↓
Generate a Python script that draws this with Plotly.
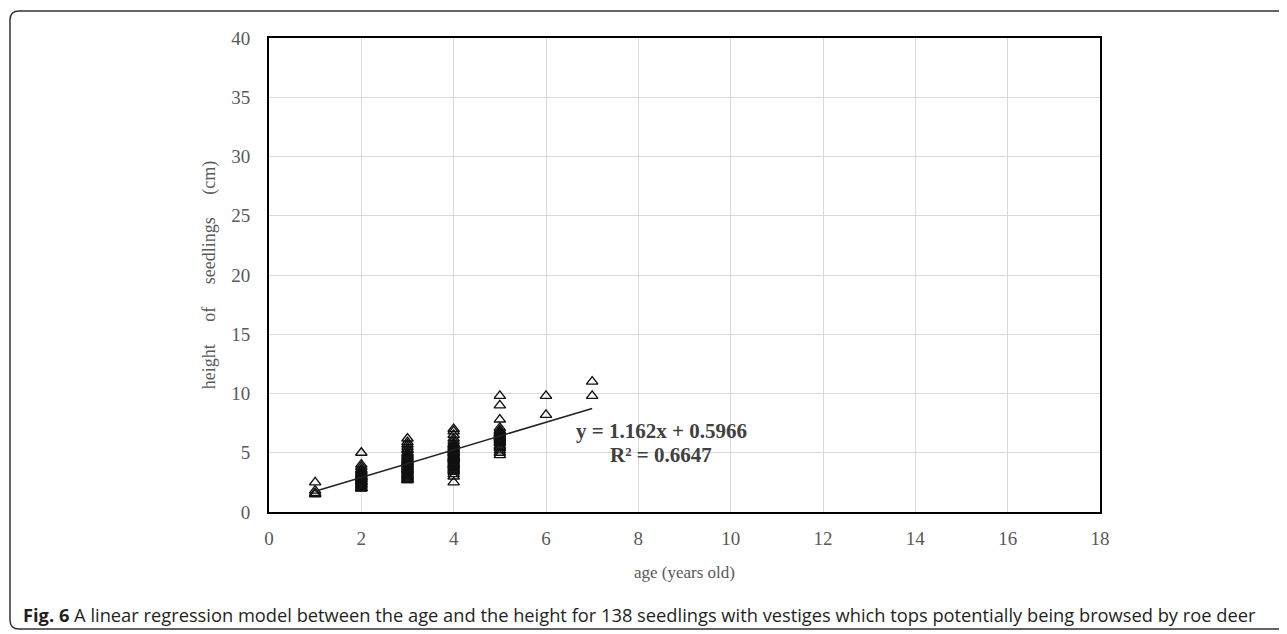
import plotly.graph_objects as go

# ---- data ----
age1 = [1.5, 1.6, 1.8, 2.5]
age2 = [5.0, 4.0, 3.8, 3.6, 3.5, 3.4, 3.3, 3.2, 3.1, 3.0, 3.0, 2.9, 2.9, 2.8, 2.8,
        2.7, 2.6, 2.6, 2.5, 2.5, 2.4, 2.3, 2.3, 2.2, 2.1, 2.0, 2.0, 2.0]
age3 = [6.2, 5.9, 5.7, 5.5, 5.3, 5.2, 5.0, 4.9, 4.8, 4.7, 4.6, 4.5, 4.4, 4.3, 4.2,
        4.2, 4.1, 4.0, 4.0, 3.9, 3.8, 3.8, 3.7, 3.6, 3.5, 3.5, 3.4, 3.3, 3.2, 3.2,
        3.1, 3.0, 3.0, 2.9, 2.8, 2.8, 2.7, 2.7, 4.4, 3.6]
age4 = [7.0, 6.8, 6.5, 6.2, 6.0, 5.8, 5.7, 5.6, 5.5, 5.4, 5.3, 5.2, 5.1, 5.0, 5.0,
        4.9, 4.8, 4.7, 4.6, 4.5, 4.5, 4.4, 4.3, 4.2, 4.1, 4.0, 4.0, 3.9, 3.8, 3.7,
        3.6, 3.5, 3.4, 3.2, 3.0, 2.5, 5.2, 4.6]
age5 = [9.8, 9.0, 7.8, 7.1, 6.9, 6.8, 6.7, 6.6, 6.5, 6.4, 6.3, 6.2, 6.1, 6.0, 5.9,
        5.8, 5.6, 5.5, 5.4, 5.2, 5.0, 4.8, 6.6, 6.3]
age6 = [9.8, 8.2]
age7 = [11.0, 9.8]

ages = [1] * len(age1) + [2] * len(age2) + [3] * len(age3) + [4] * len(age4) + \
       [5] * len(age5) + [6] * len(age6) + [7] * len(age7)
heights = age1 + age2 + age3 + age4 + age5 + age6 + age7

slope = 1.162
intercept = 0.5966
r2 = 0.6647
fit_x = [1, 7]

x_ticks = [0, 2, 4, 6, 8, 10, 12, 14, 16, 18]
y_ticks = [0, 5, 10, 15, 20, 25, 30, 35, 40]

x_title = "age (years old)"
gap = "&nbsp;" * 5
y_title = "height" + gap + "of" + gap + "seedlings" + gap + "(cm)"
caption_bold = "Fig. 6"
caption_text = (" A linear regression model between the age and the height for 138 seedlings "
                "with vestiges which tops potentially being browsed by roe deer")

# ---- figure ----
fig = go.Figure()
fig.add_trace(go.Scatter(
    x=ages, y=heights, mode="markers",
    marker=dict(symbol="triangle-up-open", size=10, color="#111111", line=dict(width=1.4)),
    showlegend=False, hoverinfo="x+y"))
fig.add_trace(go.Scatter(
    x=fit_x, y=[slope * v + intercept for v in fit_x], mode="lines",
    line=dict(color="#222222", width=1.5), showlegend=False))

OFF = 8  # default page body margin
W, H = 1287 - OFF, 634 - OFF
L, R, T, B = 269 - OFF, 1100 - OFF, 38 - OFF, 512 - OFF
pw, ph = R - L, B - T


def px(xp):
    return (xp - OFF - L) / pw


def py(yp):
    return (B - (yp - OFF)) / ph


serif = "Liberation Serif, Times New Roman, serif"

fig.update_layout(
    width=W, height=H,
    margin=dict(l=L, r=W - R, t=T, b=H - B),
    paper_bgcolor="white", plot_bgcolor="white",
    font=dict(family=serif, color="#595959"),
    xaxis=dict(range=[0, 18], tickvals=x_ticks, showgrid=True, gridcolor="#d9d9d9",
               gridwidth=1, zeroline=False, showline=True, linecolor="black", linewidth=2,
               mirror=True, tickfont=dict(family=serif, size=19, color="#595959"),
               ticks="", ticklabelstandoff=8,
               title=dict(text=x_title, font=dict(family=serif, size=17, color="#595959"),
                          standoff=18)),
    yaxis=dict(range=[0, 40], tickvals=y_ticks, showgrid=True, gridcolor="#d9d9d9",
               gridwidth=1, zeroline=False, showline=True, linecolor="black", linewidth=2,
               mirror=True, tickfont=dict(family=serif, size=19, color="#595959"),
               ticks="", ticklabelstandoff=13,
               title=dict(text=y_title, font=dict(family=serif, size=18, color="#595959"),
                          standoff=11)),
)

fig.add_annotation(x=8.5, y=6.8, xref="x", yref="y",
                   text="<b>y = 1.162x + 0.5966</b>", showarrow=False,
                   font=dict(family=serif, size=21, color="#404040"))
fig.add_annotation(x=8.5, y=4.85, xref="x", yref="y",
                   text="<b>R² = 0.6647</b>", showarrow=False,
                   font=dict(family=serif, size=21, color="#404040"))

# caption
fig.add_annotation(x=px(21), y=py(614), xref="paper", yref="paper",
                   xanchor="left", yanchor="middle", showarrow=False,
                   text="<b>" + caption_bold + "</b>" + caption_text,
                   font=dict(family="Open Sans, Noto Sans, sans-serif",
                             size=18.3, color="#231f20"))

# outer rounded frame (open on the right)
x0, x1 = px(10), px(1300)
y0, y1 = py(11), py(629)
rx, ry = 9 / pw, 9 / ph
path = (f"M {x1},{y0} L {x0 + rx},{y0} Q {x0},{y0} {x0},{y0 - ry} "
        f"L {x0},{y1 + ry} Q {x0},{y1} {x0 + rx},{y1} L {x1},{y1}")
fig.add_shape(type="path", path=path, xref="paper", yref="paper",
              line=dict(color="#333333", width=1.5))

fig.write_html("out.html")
↑
§ **WHAT YOU HAVE TO DO**
Using the listing above, locate the lines that hold "with" and copy each one.

§ **RESPONSE FOR THIS EXERCISE**
Generate a Python script that draws this with Plotly.
                "with vestiges which tops potentially being browsed by roe deer")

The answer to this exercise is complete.